The ‘Ukraine Effect’
The study group expressed concern that China, India and Pakistan all underestimate the risks that a next flareup in any of their conflicts could escalate out of control, whether by miscalculation or accident, Singh said. “Across all three there is a level of comfort … that this isn’t going to be a major problem,” he said. Sun and Andrew Scobell, a specialist on Chinese foreign relations at USIP, echoed the concern, and Scobell said Beijing could deepen that false sense of comfort if the Ukraine war avoids a nuclear escalation following public alarm about that risk.
While some commentators have suggested that Russia’s setbacks in the Ukraine war will largely indicate caution to China over any military effort to seize control over Taiwan, study group members said it remains unclear what lessons China will absorb about the various conflicts along its periphery. “I’d be wary of thinking that they’re drawing the lessons … we hope they’re drawing,” said Scobell. “The Chinese conclusion is likely that they [Russia] didn’t prepare properly, and we’re going to prepare properly” for any strike on Taiwan, he said.
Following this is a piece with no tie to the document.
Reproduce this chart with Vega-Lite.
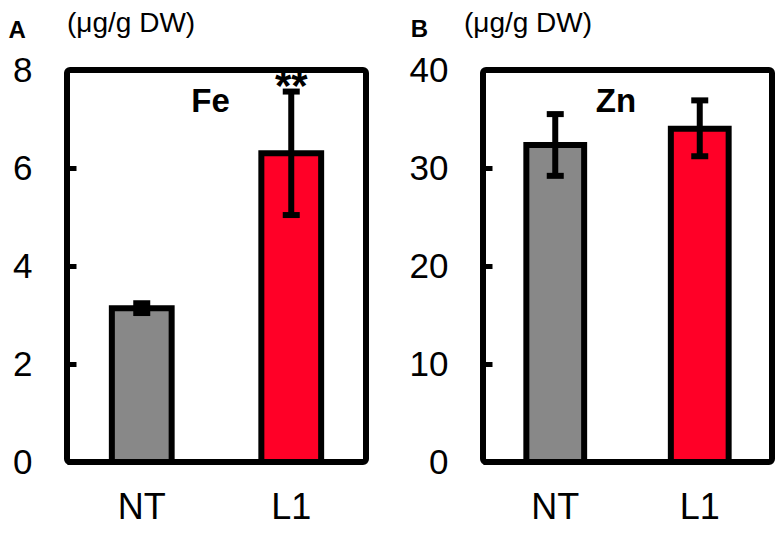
{
  "$schema": "https://vega.github.io/schema/vega-lite/v6.json",
  "padding": {"left": 5, "top": 6, "right": 5, "bottom": 5},
  "background": "white",
  "datasets": {
    "fe": [
      {"g": "NT", "v": 3.14, "lo": 3.04, "hi": 3.24},
      {"g": "L1", "v": 6.30, "lo": 5.04, "hi": 7.56}
    ],
    "zn": [
      {"g": "NT", "v": 32.35, "lo": 29.2, "hi": 35.5},
      {"g": "L1", "v": 34.0, "lo": 31.2, "hi": 36.9}
    ],
    "feStar": [{"g": "L1", "py": 7.39, "t": "**"}],
    "feName": [{"px": 0.48, "py": 7.14, "t": "Fe"}],
    "znName": [{"px": 0.46, "py": 35.7, "t": "Zn"}],
    "feTag": [{"px": -0.167, "py": 8.65, "t": "A"}],
    "znTag": [{"px": -0.22, "py": 43.37, "t": "B"}],
    "feUnit": [{"px": 0.0, "py": 8.78, "t": "(μg/g DW)"}],
    "znUnit": [{"px": -0.066, "py": 43.88, "t": "(μg/g DW)"}]
  },
  "config": {
    "view": {"stroke": "black", "strokeWidth": 6, "cornerRadius": 3},
    "font": "Liberation Sans",
    "axis": {
      "domain": false,
      "grid": false,
      "labelFont": "Liberation Sans",
      "labelColor": "black",
      "tickColor": "black",
      "title": null,
      "zindex": 1
    }
  },
  "spacing": 37,
  "hconcat": [
    {
      "width": 299,
      "height": 392,
      "layer": [
        {
          "data": {"name": "fe"},
          "layer": [
            {
              "mark": {"type": "bar", "stroke": "black", "strokeWidth": 6},
              "encoding": {
                "x": {"field": "g", "type": "nominal", "sort": ["NT", "L1"], "title": null,
                      "scale": {"paddingInner": 0.6, "paddingOuter": 0.3},
                      "axis": {"labelFontSize": 36, "labelPadding": 28, "ticks": false, "labelAngle": 0}},
                "y": {"field": "v", "type": "quantitative", "title": null,
                      "scale": {"domain": [0, 8], "nice": false},
                      "axis": {"values": [0, 2, 4, 6, 8], "labelFontSize": 35, "labelPadding": 35, "offset": -9, "tickSize": 9, "tickWidth": 5}},
                "color": {"field": "g", "type": "nominal", "legend": null,
                          "scale": {"domain": ["NT", "L1"], "range": ["#888888", "#FF0027"]}}
              }
            },
            {
              "mark": {"type": "rule", "strokeWidth": 6, "color": "black"},
              "encoding": {
                "x": {"field": "g", "type": "nominal", "sort": ["NT", "L1"], "title": null},
                "y": {"field": "lo", "type": "quantitative", "title": null, "scale": {"domain": [0, 8], "nice": false}},
                "y2": {"field": "hi"}
              }
            },
            {
              "mark": {"type": "tick", "thickness": 6, "size": 17, "color": "black", "opacity": 1},
              "encoding": {
                "x": {"field": "g", "type": "nominal", "sort": ["NT", "L1"], "title": null},
                "y": {"field": "lo", "type": "quantitative", "title": null, "scale": {"domain": [0, 8], "nice": false}}
              }
            },
            {
              "mark": {"type": "tick", "thickness": 6, "size": 17, "color": "black", "opacity": 1},
              "encoding": {
                "x": {"field": "g", "type": "nominal", "sort": ["NT", "L1"], "title": null},
                "y": {"field": "hi", "type": "quantitative", "title": null, "scale": {"domain": [0, 8], "nice": false}}
              }
            },
            {
              "data": {"name": "feStar"},
              "mark": {"type": "text", "fontSize": 42, "fontWeight": "bold", "align": "center", "baseline": "alphabetic", "color": "black"},
              "encoding": {
                "x": {"field": "g", "type": "nominal", "sort": ["NT", "L1"], "title": null},
                "y": {"field": "py", "type": "quantitative", "title": null, "scale": {"domain": [0, 8], "nice": false}},
                "text": {"field": "t"}
              }
            }
          ]
        },
        {
          "layer": [
            {
              "data": {"name": "feName"},
              "mark": {"type": "text", "fontSize": 33, "fontWeight": "bold", "align": "center", "baseline": "alphabetic", "color": "black"},
              "encoding": {
                "x": {"field": "px", "type": "quantitative", "title": null, "scale": {"domain": [0, 1]}, "axis": null},
                "y": {"field": "py", "type": "quantitative", "title": null, "scale": {"domain": [0, 8], "nice": false}},
                "text": {"field": "t"}
              }
            },
            {
              "data": {"name": "feTag"},
              "mark": {"type": "text", "fontSize": 24, "fontWeight": "bold", "align": "center", "baseline": "alphabetic", "color": "black"},
              "encoding": {
                "x": {"field": "px", "type": "quantitative", "title": null, "scale": {"domain": [0, 1]}, "axis": null},
                "y": {"field": "py", "type": "quantitative", "title": null, "scale": {"domain": [0, 8], "nice": false}},
                "text": {"field": "t"}
              }
            },
            {
              "data": {"name": "feUnit"},
              "mark": {"type": "text", "fontSize": 28, "align": "left", "baseline": "alphabetic", "color": "black"},
              "encoding": {
                "x": {"field": "px", "type": "quantitative", "title": null, "scale": {"domain": [0, 1]}, "axis": null},
                "y": {"field": "py", "type": "quantitative", "title": null, "scale": {"domain": [0, 8], "nice": false}},
                "text": {"field": "t"}
              }
            }
          ]
        }
      ],
      "resolve": {"scale": {"x": "independent"}, "axis": {"x": "independent"}}
    },
    {
      "width": 289,
      "height": 392,
      "layer": [
        {
          "data": {"name": "zn"},
          "layer": [
            {
              "mark": {"type": "bar", "stroke": "black", "strokeWidth": 6},
              "encoding": {
                "x": {"field": "g", "type": "nominal", "sort": ["NT", "L1"], "title": null,
                      "scale": {"paddingInner": 0.6, "paddingOuter": 0.3},
                      "axis": {"labelFontSize": 36, "labelPadding": 28, "ticks": false, "labelAngle": 0}},
                "y": {"field": "v", "type": "quantitative", "title": null,
                      "scale": {"domain": [0, 40], "nice": false},
                      "axis": {"values": [0, 10, 20, 30, 40], "labelFontSize": 35, "labelPadding": 35, "offset": -9, "tickSize": 9, "tickWidth": 5}},
                "color": {"field": "g", "type": "nominal", "legend": null,
                          "scale": {"domain": ["NT", "L1"], "range": ["#888888", "#FF0027"]}}
              }
            },
            {
              "mark": {"type": "rule", "strokeWidth": 6, "color": "black"},
              "encoding": {
                "x": {"field": "g", "type": "nominal", "sort": ["NT", "L1"], "title": null},
                "y": {"field": "lo", "type": "quantitative", "title": null, "scale": {"domain": [0, 40], "nice": false}},
                "y2": {"field": "hi"}
              }
            },
            {
              "mark": {"type": "tick", "thickness": 6, "size": 17, "color": "black", "opacity": 1},
              "encoding": {
                "x": {"field": "g", "type": "nominal", "sort": ["NT", "L1"], "title": null},
                "y": {"field": "lo", "type": "quantitative", "title": null, "scale": {"domain": [0, 40], "nice": false}}
              }
            },
            {
              "mark": {"type": "tick", "thickness": 6, "size": 17, "color": "black", "opacity": 1},
              "encoding": {
                "x": {"field": "g", "type": "nominal", "sort": ["NT", "L1"], "title": null},
                "y": {"field": "hi", "type": "quantitative", "title": null, "scale": {"domain": [0, 40], "nice": false}}
              }
            }
          ]
        },
        {
          "layer": [
            {
              "data": {"name": "znName"},
              "mark": {"type": "text", "fontSize": 33, "fontWeight": "bold", "align": "center", "baseline": "alphabetic", "color": "black"},
              "encoding": {
                "x": {"field": "px", "type": "quantitative", "title": null, "scale": {"domain": [0, 1]}, "axis": null},
                "y": {"field": "py", "type": "quantitative", "title": null, "scale": {"domain": [0, 40], "nice": false}},
                "text": {"field": "t"}
              }
            },
            {
              "data": {"name": "znTag"},
              "mark": {"type": "text", "fontSize": 24, "fontWeight": "bold", "align": "center", "baseline": "alphabetic", "color": "black"},
              "encoding": {
                "x": {"field": "px", "type": "quantitative", "title": null, "scale": {"domain": [0, 1]}, "axis": null},
                "y": {"field": "py", "type": "quantitative", "title": null, "scale": {"domain": [0, 40], "nice": false}},
                "text": {"field": "t"}
              }
            },
            {
              "data": {"name": "znUnit"},
              "mark": {"type": "text", "fontSize": 28, "align": "left", "baseline": "alphabetic", "color": "black"},
              "encoding": {
                "x": {"field": "px", "type": "quantitative", "title": null, "scale": {"domain": [0, 1]}, "axis": null},
                "y": {"field": "py", "type": "quantitative", "title": null, "scale": {"domain": [0, 40], "nice": false}},
                "text": {"field": "t"}
              }
            }
          ]
        }
      ],
      "resolve": {"scale": {"x": "independent"}, "axis": {"x": "independent"}}
    }
  ]
}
In southern Asia, the Ukraine conflict is likely to disadvantage India by weakening Russia as a reliable supplier of the vast majority of Indian weapons — from tanks to missiles to submarines, Singh and Sun said. Singh asked whether such a tilting of the military balance might help prompt Beijing to consider pushing “a little harder” in the countries’ border dispute — and what the response of an uncertain India might be.
Reducing the Risks
The recent changes in southern Asia’s conflicts pose serious new implications “for the potential onset of conflict and for the ability of the United States to manage any crises that may emerge from the region,” noted former assistant secretary of state George Moose, now USIP’s board chair, who led the discussion among the study group members. To improve that U.S. ability, the study offered three sets of recommendations:
- The United States should seek every opportunity to reduce the conflicts among India, China and Pakistan, even in small ways. Among other steps, it should work with partners worldwide to develop economic and financial tools to deter Chinese territorial aggression, and it should sharply press Pakistan and Afghanistan’s Taliban to crack down on violent groups targeting India.
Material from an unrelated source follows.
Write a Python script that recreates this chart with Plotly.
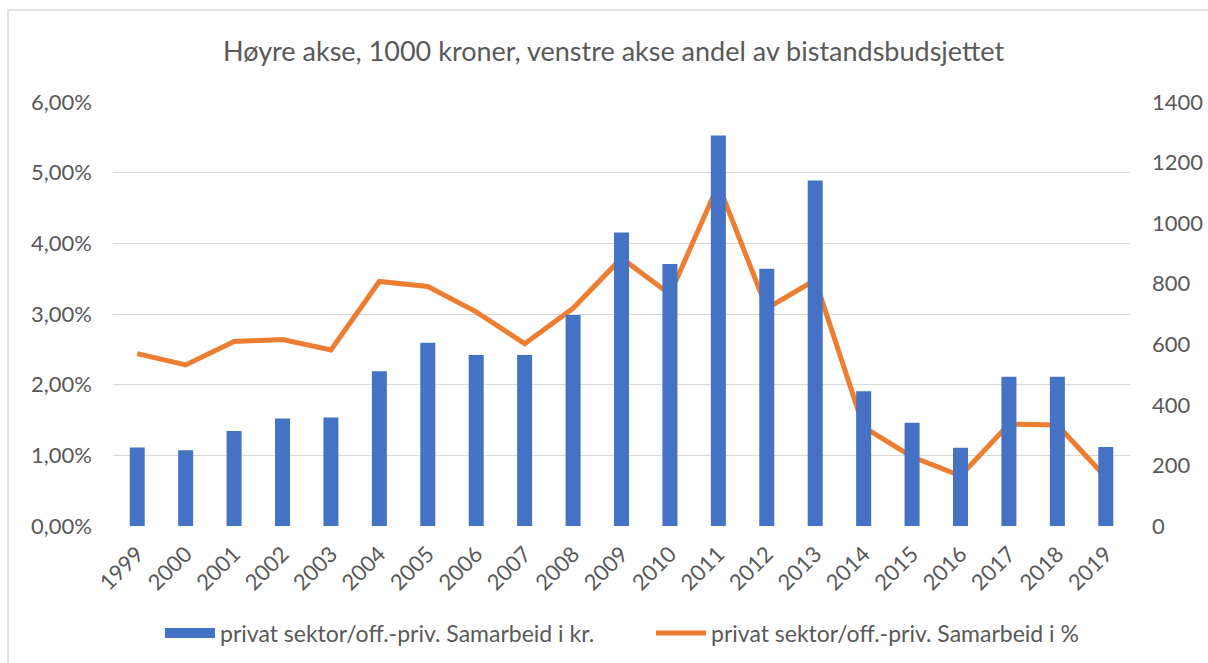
import plotly.graph_objects as go

years = [str(y) for y in range(1999, 2020)]
kroner = [259, 250, 314, 355, 358, 511, 605, 565, 565, 697, 969, 865, 1289, 849, 1141, 445, 341, 258, 493, 493, 261]
andel = [0.0244, 0.0228, 0.0261, 0.0264, 0.0249, 0.0346, 0.0339, 0.0303, 0.0258, 0.0308, 0.0379, 0.0328,
         0.0483, 0.0308, 0.0348, 0.0140, 0.0098, 0.0071, 0.0144, 0.0143, 0.0069]

bar_name = "privat sektor/off.-priv. Samarbeid i kr."
line_name = "privat sektor/off.-priv. Samarbeid i %"
title_text = "Høyre akse, 1000 kroner, venstre akse andel av bistandsbudsjettet"

FONT = "Lato"
GRAY = "#595959"
BLUE = "#4472C4"
ORANGE = "#ED7D31"
TS = 22

fig = go.Figure()
fig.add_trace(go.Bar(x=years, y=kroner, name=bar_name, marker=dict(color=BLUE, line=dict(width=0)),
                     yaxis="y2", showlegend=False))
# legend entry for the bars (wide swatch as in the original)
fig.add_trace(go.Scatter(x=[None], y=[None], name=bar_name, mode="lines",
                         line=dict(color=BLUE, width=14), yaxis="y2", showlegend=True, legend="legend"))
fig.add_trace(go.Scatter(x=years, y=andel, name=line_name, mode="lines",
                         line=dict(color=ORANGE, width=5), yaxis="y", legend="legend2"))

legend_common = dict(orientation="h", xref="container", yref="container", xanchor="left",
                     y=1 - 633 / 663, yanchor="middle", font=dict(size=23, color=GRAY),
                     itemwidth=50, bgcolor="rgba(0,0,0,0)")

fig.update_layout(
    width=1208, height=663,
    margin=dict(l=113, r=78, t=102, b=137),
    paper_bgcolor="white", plot_bgcolor="white",
    separators=", ",
    font=dict(family=FONT, color=GRAY, size=TS),
    bargap=0.69,
    title=dict(text=title_text, x=0.508, xanchor="center", y=1 - 52 / 663, yanchor="middle",
               font=dict(family=FONT, size=27, color=GRAY)),
    xaxis=dict(type="category", tickangle=-45, showgrid=False, showline=False, zeroline=False,
               ticks="", ticklabelstandoff=10, tickfont=dict(size=TS, color=GRAY), automargin=False),
    yaxis=dict(range=[0, 0.06], dtick=0.01, tickformat=".2%", showgrid=True, gridcolor="#D9D9D9",
               gridwidth=1.3, zeroline=False, showline=False, ticks="", ticklabelstandoff=20,
               tickfont=dict(size=TS, color=GRAY), automargin=False),
    yaxis2=dict(range=[0, 1400], dtick=200, tickformat="d", overlaying="y", side="right",
                showgrid=False, zeroline=False, showline=False, ticks="", ticklabelstandoff=21,
                tickfont=dict(size=TS, color=GRAY), automargin=False),
    legend=dict(x=160 / 1208, **legend_common),
    legend2=dict(x=651 / 1208, **legend_common),
    showlegend=True,
    shapes=[dict(type="rect", xref="paper", yref="paper", x0=-0.1032, x1=1.09, y0=-0.4, y1=1.217,
                 line=dict(color="#D9D9D9", width=1.5), fillcolor="rgba(0,0,0,0)", layer="below")],
)

fig.write_html("out.html", config={"displayModeBar": False},
               post_script="document.body.style.margin='0';document.body.style.overflow='hidden';")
- U.S. diplomacy should advance strategic stability in southern Asia by encouraging India and Pakistan to build a strong communications hotline that the countries’ leaderships can use to avoid misunderstandings and miscalculations amid crises. It should promote strategic stability talks between India and China, and among a new “N-7” group of nuclear powers: Britain, China, France, India, Pakistan, Russia and the United States. U.S. defense cooperation with India should strengthen its military deterrent capacities in ways that avoid worsening the region’s arms race.
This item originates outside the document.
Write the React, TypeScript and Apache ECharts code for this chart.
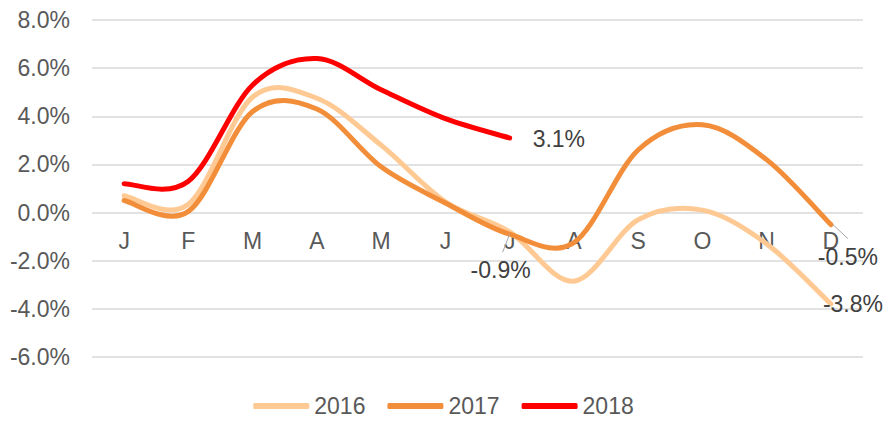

- The United States should better prepare policymakers for the increasingly complex crises that may emerge from recent years’ changes in weapons technologies, regional politics and increased polarization. This would require more detailed planning for crisis response, and frequent scenario exercises to let U.S. officials practice responding to the disparate ways in which southern Asia crises could escalate into nuclear confrontations or war. U.S. agencies should prepare ways to share information publicly and with other governments to combat disinformation that heightens risks of conflict, and American diplomacy should work with third parties that could prepare for roles as intermediaries in future crises.